City of Victorville Chosen


The only City in Southern California Chosen for the What Works Cities initiative, a Major Philanthropic Effort.


Victorville, California, Thursday March 10th, Victorville Mayor Gloria Garcia announced that Victorville has joined an elite group of just Twenty-Seven U.S. cities chosen for Bloomberg Philanthropies’ What Works Cities initiative – one of the largest-ever philanthropic efforts to enhance the use of data and evidence in the public sector.

“We are thrilled to be the first city from Southern California to be chosen into this prestigious program,” says Garcia. “Victorville will receive expertise from world-class consultants who will help us use data more effectively to improve service to our residents.”

What Works City consultants will help Victorville improve its open data practices. The goal is to make the City’s data more accessible to the public, engage residents around City priorities and services, and to increase transparency and accountability.

For example, a third-party, app developer could utilize GIS and permit data to map the locations of community yard sales. Similar concepts could be applied to map construction sites and road closures in a city.

“The concept of open data is not new, but the application of open data in City Government is extremely new,” says Victorville Mayor Pro Tem, Jim Cox. “Very few cities are making data accessible for residents to manipulate and use freely as they see fit.”

Victorville took its first foray into open data with its Financial Transparency Tool in October 2015. Located on the City’s website, this open data application gives the public access to Victorville’s financial data such as the City’s budget, expenditures, and revenue.

Now, as a What Works City, Victorville is furthering its commitment to open data with the creation of an open data policy that will be considered by the Victorville City Council in April. Victorville will establish an Open Data Governance Working Group as part of the policy. This group, comprised of employees and community representatives will create a comprehensive list of the City’s data sets, advise the Council on which data sets are of greatest importance to the public, and help establish the portal residents will use to interact with the data.

What Works Cities collaborates with participating municipalities to review their current use of data and identify areas for improved government performance and efficacy.

Today, Bloomberg Philanthropies announced that five other cities joined the City of Victorville as the newest “What Works Cities.” The other cities are Boston, Massachusetts; Charlotte, North Carolina; Little Rock, Arkansas; Milwaukee, Wisconsin; and Raleigh, North Carolina.
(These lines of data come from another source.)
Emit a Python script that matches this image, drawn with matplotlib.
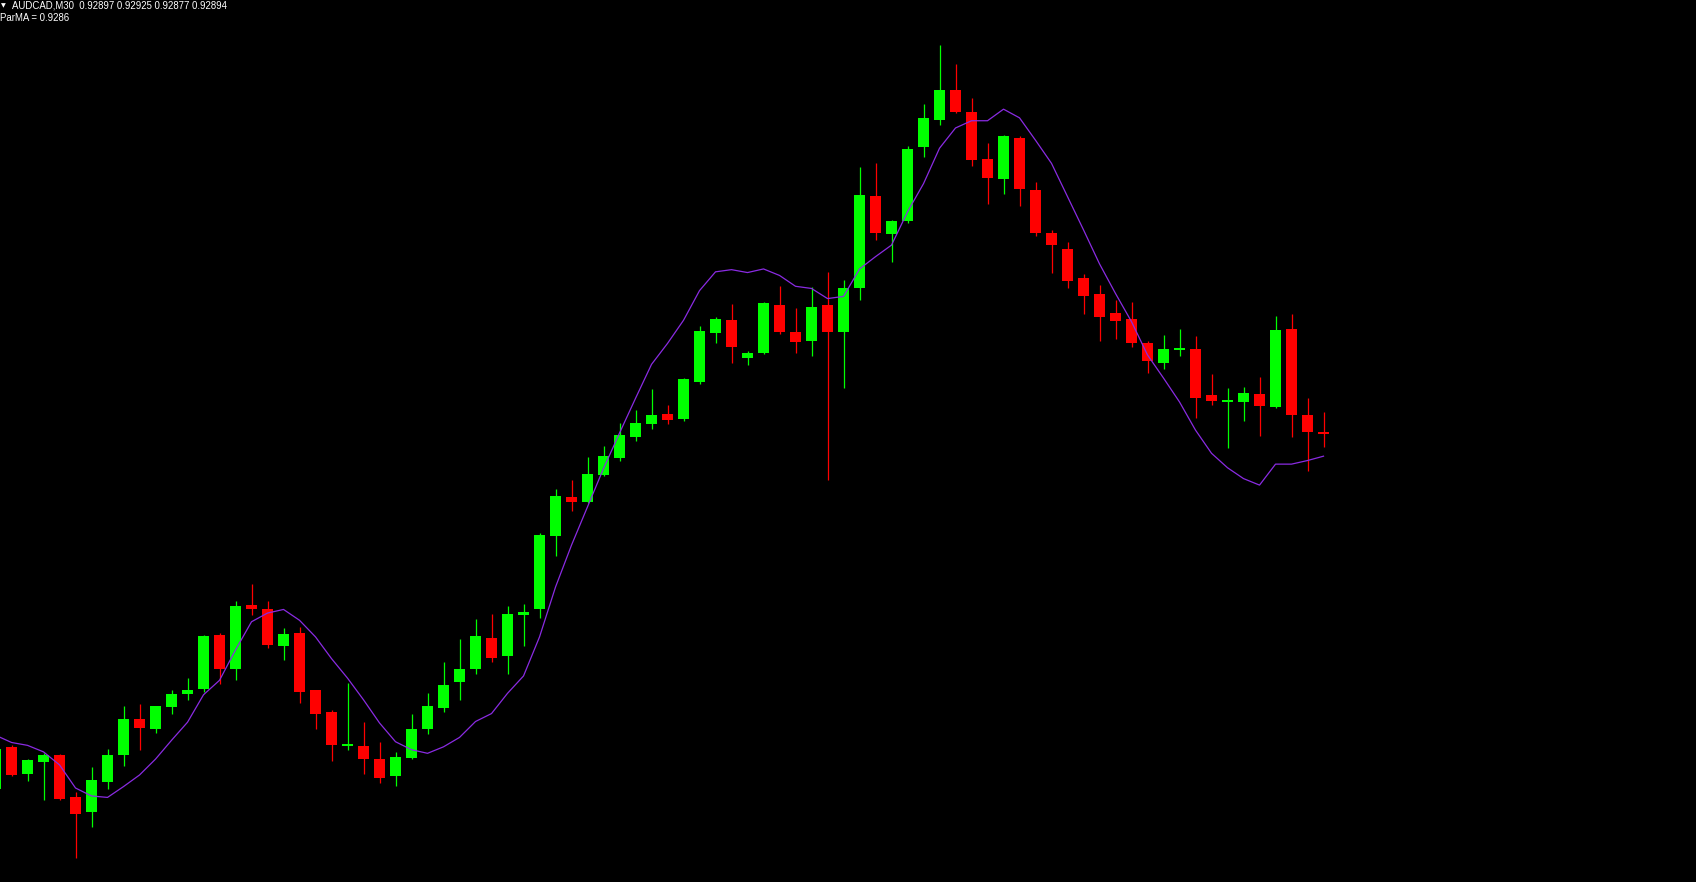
import matplotlib
matplotlib.use("Agg")
import matplotlib.pyplot as plt
import numpy as np

# AUDCAD M30 candles, oldest first (first one is cut off by the left edge)
opens = [0.92404, 0.92462, 0.92425, 0.92441, 0.92451, 0.92392, 0.92372, 0.92414, 0.92450, 0.92500,
         0.92487, 0.92517, 0.92535, 0.92542, 0.92617, 0.92570, 0.92658, 0.92653, 0.92602, 0.92619,
         0.92540, 0.92510, 0.92463, 0.92463, 0.92445, 0.92421, 0.92447, 0.92486, 0.92516, 0.92551,
         0.92570, 0.92612, 0.92587, 0.92645, 0.92652, 0.92754, 0.92808, 0.92800, 0.92838, 0.92862,
         0.92891, 0.92909, 0.92922, 0.92916, 0.92966, 0.93035, 0.93052, 0.93000, 0.93007, 0.93073,
         0.93036, 0.93024, 0.93073, 0.93036, 0.93097, 0.93224, 0.93172, 0.93190, 0.93291, 0.93329,
         0.93370, 0.93340, 0.93275, 0.93248, 0.93304, 0.93232, 0.93173, 0.93151, 0.93110, 0.93088,
         0.93062, 0.93054, 0.93020, 0.92993, 0.93011, 0.93012, 0.92948, 0.92939, 0.92939, 0.92950,
         0.92932, 0.93040, 0.92921, 0.92897]
highs = [0.92470, 0.92464, 0.92445, 0.92454, 0.92452, 0.92400, 0.92434, 0.92459, 0.92518, 0.92521,
         0.92519, 0.92540, 0.92557, 0.92617, 0.92619, 0.92664, 0.92687, 0.92664, 0.92626, 0.92628,
         0.92541, 0.92513, 0.92550, 0.92496, 0.92469, 0.92455, 0.92507, 0.92536, 0.92579, 0.92611,
         0.92639, 0.92646, 0.92657, 0.92660, 0.92758, 0.92819, 0.92831, 0.92863, 0.92878, 0.92910,
         0.92928, 0.92957, 0.92935, 0.92972, 0.93044, 0.93056, 0.93074, 0.93009, 0.93077, 0.93099,
         0.93069, 0.93098, 0.93119, 0.93108, 0.93264, 0.93270, 0.93191, 0.93293, 0.93351, 0.93433,
         0.93406, 0.93359, 0.93297, 0.93308, 0.93307, 0.93243, 0.93177, 0.93160, 0.93116, 0.93101,
         0.93080, 0.93077, 0.93023, 0.93032, 0.93040, 0.93030, 0.92978, 0.92958, 0.92960, 0.92974,
         0.93058, 0.93061, 0.92945, 0.92925]
lows = [0.92398, 0.92422, 0.92415, 0.92389, 0.92388, 0.92308, 0.92351, 0.92404, 0.92436, 0.92458,
        0.92481, 0.92508, 0.92527, 0.92538, 0.92549, 0.92555, 0.92645, 0.92598, 0.92582, 0.92523,
        0.92486, 0.92443, 0.92458, 0.92425, 0.92412, 0.92408, 0.92445, 0.92480, 0.92510, 0.92527,
        0.92563, 0.92580, 0.92563, 0.92602, 0.92640, 0.92726, 0.92788, 0.92799, 0.92837, 0.92858,
        0.92885, 0.92902, 0.92909, 0.92913, 0.92964, 0.93021, 0.92993, 0.92990, 0.93006, 0.93033,
        0.93007, 0.93002, 0.92831, 0.92959, 0.93080, 0.93163, 0.93133, 0.93186, 0.93278, 0.93322,
        0.93339, 0.93266, 0.93213, 0.93227, 0.93210, 0.93168, 0.93118, 0.93097, 0.93060, 0.93024,
        0.93026, 0.93015, 0.92979, 0.92984, 0.93002, 0.92917, 0.92935, 0.92876, 0.92913, 0.92892,
        0.92931, 0.92890, 0.92844, 0.92877]
closes = [0.92459, 0.92423, 0.92444, 0.92451, 0.92390, 0.92369, 0.92416, 0.92451, 0.92500, 0.92488,
          0.92518, 0.92535, 0.92540, 0.92615, 0.92570, 0.92657, 0.92653, 0.92603, 0.92618, 0.92538,
          0.92508, 0.92465, 0.92465, 0.92445, 0.92419, 0.92448, 0.92487, 0.92518, 0.92547, 0.92570,
          0.92615, 0.92585, 0.92646, 0.92648, 0.92755, 0.92809, 0.92800, 0.92839, 0.92864, 0.92893,
          0.92910, 0.92921, 0.92914, 0.92971, 0.93037, 0.93054, 0.93015, 0.93007, 0.93076, 0.93036,
          0.93022, 0.93070, 0.93036, 0.93097, 0.93225, 0.93173, 0.93189, 0.93289, 0.93332, 0.93370,
          0.93340, 0.93274, 0.93249, 0.93307, 0.93233, 0.93173, 0.93156, 0.93107, 0.93086, 0.93057,
          0.93051, 0.93020, 0.92995, 0.93012, 0.93014, 0.92945, 0.92941, 0.92942, 0.92951, 0.92934,
          0.93039, 0.92921, 0.92898, 0.92894]

# ParMA indicator value per bar
parma = [0.92478, 0.92468, 0.92464, 0.92455, 0.92437, 0.92405, 0.92394, 0.92392, 0.92407, 0.92423,
         0.92445, 0.92471, 0.92496, 0.92534, 0.92554, 0.92596, 0.92635, 0.92647, 0.92652, 0.92637,
         0.92614, 0.92584, 0.92557, 0.92527, 0.92495, 0.92469, 0.92458, 0.92453, 0.92462, 0.92475,
         0.92497, 0.92508, 0.92536, 0.92560, 0.92614, 0.92683, 0.92741, 0.92794, 0.92847, 0.92896,
         0.92944, 0.92991, 0.93020, 0.93052, 0.93093, 0.93119, 0.93122, 0.93118, 0.93123, 0.93114,
         0.93099, 0.93096, 0.93082, 0.93085, 0.93123, 0.93140, 0.93156, 0.93202, 0.93241, 0.93290,
         0.93318, 0.93328, 0.93328, 0.93344, 0.93332, 0.93301, 0.93269, 0.93223, 0.93177, 0.93130,
         0.93089, 0.93050, 0.93004, 0.92972, 0.92939, 0.92900, 0.92868, 0.92848, 0.92833, 0.92824,
         0.92853, 0.92853, 0.92858, 0.92864]

symbol = "AUDCAD,M30"
parma_label = "ParMA = 0.9286"

UP = "#00ff00"
DOWN = "#ff0000"
MA_COLOR = "#8a2be2"

W, H = 1696, 882
fig = plt.figure(figsize=(W / 100, H / 100), dpi=100, facecolor="black")
ax = fig.add_axes([0, 0, 1, 1])
ax.set_facecolor("black")

o = np.array(opens)
h = np.array(highs)
l = np.array(lows)
c = np.array(closes)
x = np.arange(len(o)) - 1  # bar -1 is the one cut by the left edge
colors = np.where(c >= o, UP, DOWN)

ax.vlines(x, l, h, colors=colors, linewidth=0.9, zorder=2)
body_lo = np.minimum(o, c)
body_h = np.maximum(np.abs(c - o), 0.000025)
ax.bar(x, body_h, bottom=body_lo, width=0.69, color=colors, linewidth=0, zorder=3)

ax.plot(x, parma, color=MA_COLOR, linewidth=0.9, zorder=4)

ax.set_xlim(-0.72, 105.28)
ax.set_ylim(0.92275, 0.93495)
ax.axis("off")

# header text, top-left like the terminal
fig.text(1 / W, 1 - 5.5 / H, "\u25bc", color="white", fontsize=4.5, va="center", ha="left",
         family="DejaVu Sans")
fig.text(12 / W, 1 - 5.5 / H,
         f"{symbol}  {opens[-1]:.5f} {highs[-1]:.5f} {lows[-1]:.5f} {closes[-1]:.5f}",
         color="white", fontsize=6.9, va="center", ha="left", family="Liberation Sans")
fig.text(0, 1 - 18 / H, parma_label, color="white", fontsize=6.9, va="center", ha="left",
         family="Liberation Sans")

fig.savefig("out.png", dpi=100, facecolor="black")
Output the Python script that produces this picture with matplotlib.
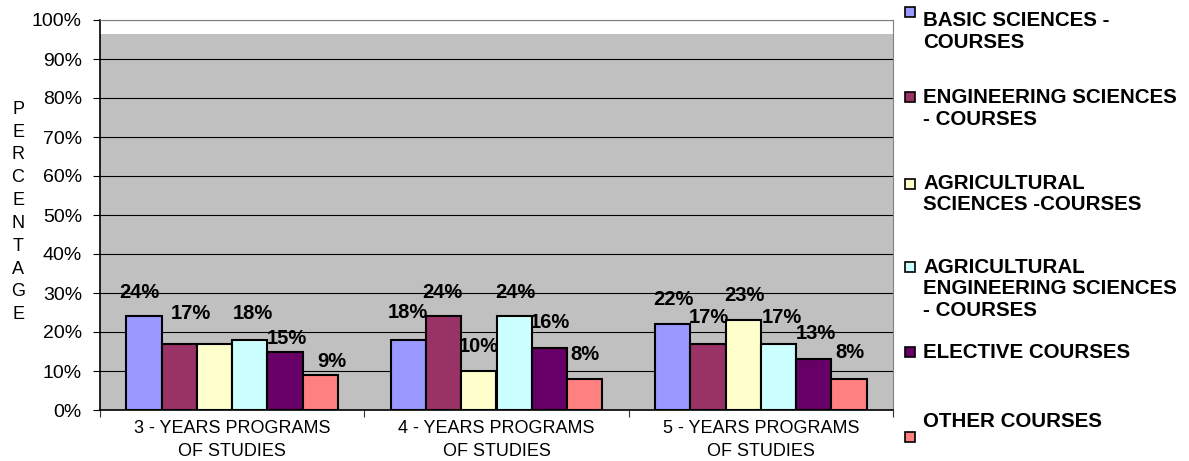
import matplotlib.pyplot as plt
from matplotlib.patches import Rectangle
from matplotlib.ticker import PercentFormatter

# Datos del grafico
programs = ["3 - YEARS PROGRAMS\nOF STUDIES", "4 - YEARS PROGRAMS\nOF STUDIES", "5 - YEARS PROGRAMS\nOF STUDIES"]
series_names = ["BASIC SCIENCES -\nCOURSES", "ENGINEERING SCIENCES\n- COURSES", "AGRICULTURAL\nSCIENCES -COURSES",
                "AGRICULTURAL\nENGINEERING SCIENCES\n- COURSES", "ELECTIVE COURSES", "OTHER COURSES"]
basic = [24, 18, 22]
engineering = [17, 24, 17]
agricultural = [17, 10, 23]
agri_engineering = [18, 24, 17]
elective = [15, 16, 13]
other = [9, 8, 8]
series_values = [basic, engineering, agricultural, agri_engineering, elective, other]
colors = ["#9999FF", "#993366", "#FFFFCC", "#CCFFFF", "#660066", "#FF8080"]
# etiquetas visibles (la de la tercera barra del primer grupo no aparece)
show_label = [[True, True, False, True, True, True],
              [True] * 6,
              [True] * 6]

# desplazamientos de las etiquetas en pixeles (dx, dy) respecto al tope de la barra
label_dx = [[-5, 12, 0, 3, 2, 12], [-1, -1, 0, 1, 1, 0], [1, 1, 1, 3, 2, 1]]
label_dy = [[24, 30, 25, 26, 13, 13], [27, 24, 24, 24, 25, 24], [25, 26, 25, 26, 26, 26]]

plt.rcParams['font.family'] = ['Liberation Sans', 'DejaVu Sans']

W, H = 1189, 461
fig = plt.figure(figsize=(W / 100, H / 100), dpi=100)
ax = fig.add_axes([100 / W, 1 - 410 / H, 793 / W, 390 / H])

# fondo gris del area de trazado
ax.axhspan(0, 96.5, color="#C0C0C0", zorder=0, lw=0)

n = len(series_values)
bar_w = 0.8 / n
for j, vals in enumerate(series_values):
    xs = [i - 0.4 + (j + 0.5) * bar_w for i in range(len(programs))]
    ax.bar(xs, vals, width=bar_w, color=colors[j], edgecolor="black", linewidth=1.5, zorder=2)
    for i, v in enumerate(vals):
        if not show_label[i][j]:
            continue
        ax.annotate(f"{v}%", xy=(xs[i], v), xytext=(label_dx[i][j] * 0.72, label_dy[i][j] * 0.72),
                    textcoords="offset points", ha="center", va="center",
                    fontsize=14.5, fontweight="bold", zorder=3)

ax.set_xlim(-0.5, len(programs) - 0.5)
ax.set_ylim(0, 100)
ax.set_yticks(range(0, 101, 10))
ax.yaxis.set_major_formatter(PercentFormatter(decimals=0))
ax.yaxis.grid(True, color="black", linewidth=0.8)
ax.set_axisbelow(True)

# ticks del eje x en los limites de los grupos, etiquetas en el centro
ax.set_xticks([k - 0.5 for k in range(len(programs) + 1)])
ax.set_xticklabels([])
ax.set_xticks(range(len(programs)), minor=True)
ax.set_xticklabels(programs, minor=True, fontsize=13, linespacing=1.45)
ax.tick_params(axis="x", which="minor", length=0, pad=7)
ax.tick_params(axis="x", which="major", length=5, color="#333333")
ax.tick_params(axis="y", length=5, pad=8, labelsize=14)

ax.spines["top"].set_color("#808080")
ax.spines["right"].set_color("#808080")
ax.spines["left"].set_linewidth(1.2)
ax.spines["bottom"].set_linewidth(1.2)
ax.set_facecolor("white")

# titulo vertical del eje y
fig.text(18 / W, 1 - 212 / H, "\n".join("PERCENTAGE"), ha="center", va="center",
         fontsize=13, linespacing=1.45)

# leyenda manual
marker_y = [12, 97, 184, 267, 352, 437]
text_y = [20, 97, 183, 267, 352, 421]
for j, name in enumerate(series_names):
    fig.patches.append(Rectangle((905 / W, 1 - (marker_y[j] + 5) / H), 10 / W, 10 / H,
                                 transform=fig.transFigure, facecolor=colors[j],
                                 edgecolor="black", linewidth=1.2))
    for k, line in enumerate(name.split("\n")):
        fig.text(923 / W, 1 - (text_y[j] + 22 * k) / H, line, ha="left", va="center",
                 fontsize=14.8, fontweight="bold")

fig.savefig("out.png", dpi=100)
With the addition of these new cities to the program, What Works Cities is now working in 27 cities in 18 states.

The chosen What Works Cities represent almost 11 million Americans with annual budgets exceeding a combined $38 billion.

The consortium of leading organizations that has been assembled by Bloomberg Philanthropies to provide a program of support includes Results for America, the Center for Government Excellence at Johns Hopkins University, the Government Performance Lab at the Harvard Kennedy School, Sunlight Foundation, and The Behavioral Insights Team.